Trading with the rest of the world in accordance with WTO rules, which a truly independent and sovereign United Kingdom will be well placed to help shape to our further economic advantage, is a desideratum rather than something to be feared. As a nation, we are in the enviable position, did the political pygmies in parliament but know it, of facing, not a binary choice between bilateral free trade arrangements and trading by WTO rules but a veritable smorgasbord of global trading opportunities.
Revocation of Article fifty is, of course, out of the question and would precipitate a constitutional crisis of parliament against the people, which parliament would be well advised to avoid.
For the same reason, a further referendum on the EU before the result of the 2016 one has been implemented would be the negation of democracy and is consequently ruled out.

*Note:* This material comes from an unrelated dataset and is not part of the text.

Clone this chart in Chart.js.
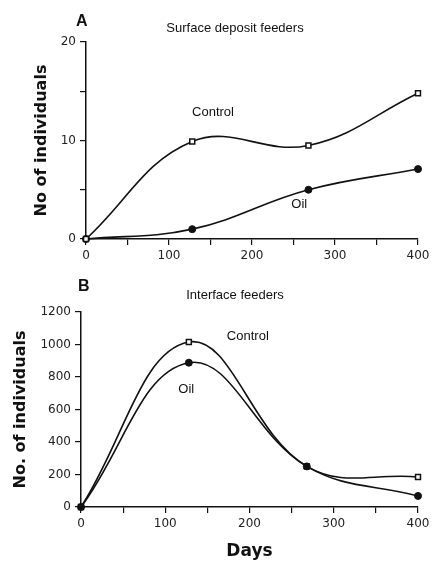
<!DOCTYPE html>
<html>
<head>
<meta charset="utf-8">
<script src="https://cdn.jsdelivr.net/npm/chart.js@4.4.1/dist/chart.umd.min.js"></script>
<style>
  html, body { margin: 0; padding: 0; background: #fff; }
  #wrap { position: relative; width: 434px; height: 562px; }
  #chartA { position: absolute; left: 0; top: 0; }
  #chartB { position: absolute; left: 0; top: 270px; }
</style>
</head>
<body>
<div id="wrap">
  <canvas id="chartA" width="434" height="270"></canvas>
  <canvas id="chartB" width="434" height="292"></canvas>
</div>
<script>
// sampling days
const days = [0, 128, 268, 400];

// A: surface deposit feeders
const surfaceControl = [0, 9.9, 9.5, 14.8];
const surfaceOil = [0, 1.0, 5.0, 7.1];

// B: interface feeders
const interfaceControl = [0, 1015, 250, 185];
const interfaceOil = [0, 888, 250, 68];

const xTickLabels = [0, 100, 200, 300, 400];
const yTickLabelsA = [0, 10, 20];
const yTickLabelsB = [0, 200, 400, 600, 800, 1000, 1200];

const toPoints = (vals) => days.map((d, i) => ({ x: d, y: vals[i] }));

// text placed on the plot in data units
const textPlugin = {
    id: 'panelText',
    afterDraw(chart, args, opts) {
        const ctx = chart.ctx;
        const xs = chart.scales.x, ys = chart.scales.y;
        ctx.save();
        ctx.fillStyle = '#111';
        ctx.textBaseline = 'middle';
        ctx.font = 'bold 16px "Liberation Sans", Arial, sans-serif';
        ctx.textAlign = 'left';
        ctx.fillText(opts.letter, opts.letterPos[0], opts.letterPos[1]);
        ctx.font = '13px "Liberation Sans", Arial, sans-serif';
        ctx.textAlign = 'center';
        ctx.fillText(opts.title, opts.titlePos[0], opts.titlePos[1]);
        opts.labels.forEach(l => {
            ctx.fillText(l.text, xs.getPixelForValue(l.x), ys.getPixelForValue(l.y));
        });
        ctx.restore();
    }
};

function makeChart(id, control, oil, yMax, yStep, yLabels, yTitle, yWidth, titlePad, xHeight, xTitle, oilOnTop, text) {
    const ctx = document.getElementById(id).getContext('2d');
    return new Chart(ctx, {
        type: 'line',
        data: {
            datasets: [{
                label: 'Control',
                data: toPoints(control),
                order: oilOnTop ? 1 : 0,
                clip: false,
                borderColor: '#111',
                borderWidth: 1.6,
                tension: 0.4,
                pointStyle: 'rect',
                pointRadius: 3.5,
                pointBackgroundColor: '#fff',
                pointBorderColor: '#111',
                pointBorderWidth: 1.5
            }, {
                label: 'Oil',
                data: toPoints(oil),
                order: oilOnTop ? 0 : 1,
                clip: false,
                borderColor: '#111',
                borderWidth: 1.6,
                tension: 0.4,
                pointStyle: 'circle',
                pointRadius: 3.5,
                pointBackgroundColor: '#111',
                pointBorderColor: '#111',
                pointBorderWidth: 1
            }]
        },
        options: {
            responsive: false,
            animation: false,
            layout: { padding: { top: 42, right: 16, left: 0, bottom: 0 } },
            plugins: {
                legend: { display: false },
                tooltip: { enabled: false },
                panelText: text
            },
            scales: {
                x: {
                    type: 'linear',
                    min: 0, max: 400,
                    afterFit: (s) => { s.height = xHeight; },
                    border: { display: true, color: '#111', width: 1.5 },
                    grid: { drawOnChartArea: false, drawTicks: true, tickLength: 6, color: '#111', lineWidth: 1.2 },
                    ticks: {
                        stepSize: 50,
                        autoSkip: false,
                        maxRotation: 0,
                        padding: 4,
                        color: '#222',
                        font: { family: '"DejaVu Sans", sans-serif', size: 12 },
                        callback: (v) => xTickLabels.includes(v) ? String(v) : ''
                    },
                    title: {
                        display: !!xTitle,
                        text: xTitle,
                        color: '#111',
                        font: { family: '"DejaVu Sans", sans-serif', size: 17, weight: 'bold' },
                        padding: { top: 0, bottom: 0 }
                    }
                },
                y: {
                    min: 0, max: yMax,
                    afterFit: (s) => { s.width = yWidth; },
                    border: { display: true, color: '#111', width: 1.5 },
                    grid: { drawOnChartArea: false, drawTicks: true, tickLength: 6, color: '#111', lineWidth: 1.2 },
                    ticks: {
                        stepSize: yStep,
                        autoSkip: false,
                        padding: 4,
                        color: '#222',
                        font: { family: '"DejaVu Sans", sans-serif', size: 12 },
                        callback: (v) => yLabels.includes(v) ? String(v) : ''
                    },
                    title: {
                        display: true,
                        text: yTitle,
                        color: '#111',
                        font: { family: '"DejaVu Sans", sans-serif', size: 16, weight: 'bold' },
                        padding: { top: titlePad, bottom: 0 }
                    }
                }
            }
        },
        plugins: [textPlugin]
    });
}

makeChart('chartA', surfaceControl, surfaceOil, 20, 5, yTickLabelsA, 'No of individuals', 86, 32, 31, '', false, {
    letter: 'A', letterPos: [76, 22],
    title: 'Surface deposit feeders', titlePos: [235, 28],
    labels: [{ text: 'Control', x: 153, y: 12.8 }, { text: 'Oil', x: 257, y: 3.55 }]
});

makeChart('chartB', interfaceControl, interfaceOil, 1200, 200, yTickLabelsB, 'No. of individuals', 81, 11, 55, 'Days', true, {
    letter: 'B', letterPos: [78, 17],
    title: 'Interface feeders', titlePos: [235, 25],
    labels: [{ text: 'Control', x: 198, y: 1052 }, { text: 'Oil', x: 125, y: 726 }]
});
</script>
</body>
</html>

Treason May’s abominable surrender treaty is not Brexit but Brino and would purport to make the UK a rule-taking vassal state of EU serfs in perpetuity. For example, through the operation of its Protocol (ie backstop) it would effectively lock the UK into a permanent customs union with the EU, preventing us from pursuing an independent trade policy with the rest of the world. It borders on the surreal. If it were ever to be approved by parliament it would be repudiated on day one of a future patriotic government, any advice by international lawyers to the contrary notwithstanding.
Other, half-in, half-out propositions, as well as continued membership of the single market and/or the (or a new) customs union, fail to respect the result of the 2016 referendum and are for that reason unacceptable.
No relationship with the EU that fails to restore and guarantee to the British people full and unfettered control of our parliament, laws, borders, fisheries, money and trade is acceptable. The EU’s four enslavements, which in their newspeak they style ‘freedoms’, are denounced and rejected as the unwarrantable infringements of national sovereignty they are.
In the absence of a long extension of Article fifty an exit on WTO terms as the legal default, indicative votes in parliament notwithstanding, is looking more likely by the day. All that is lacking for the moment is the national leadership to embrace the prospect and make it the resounding success it will without a doubt become.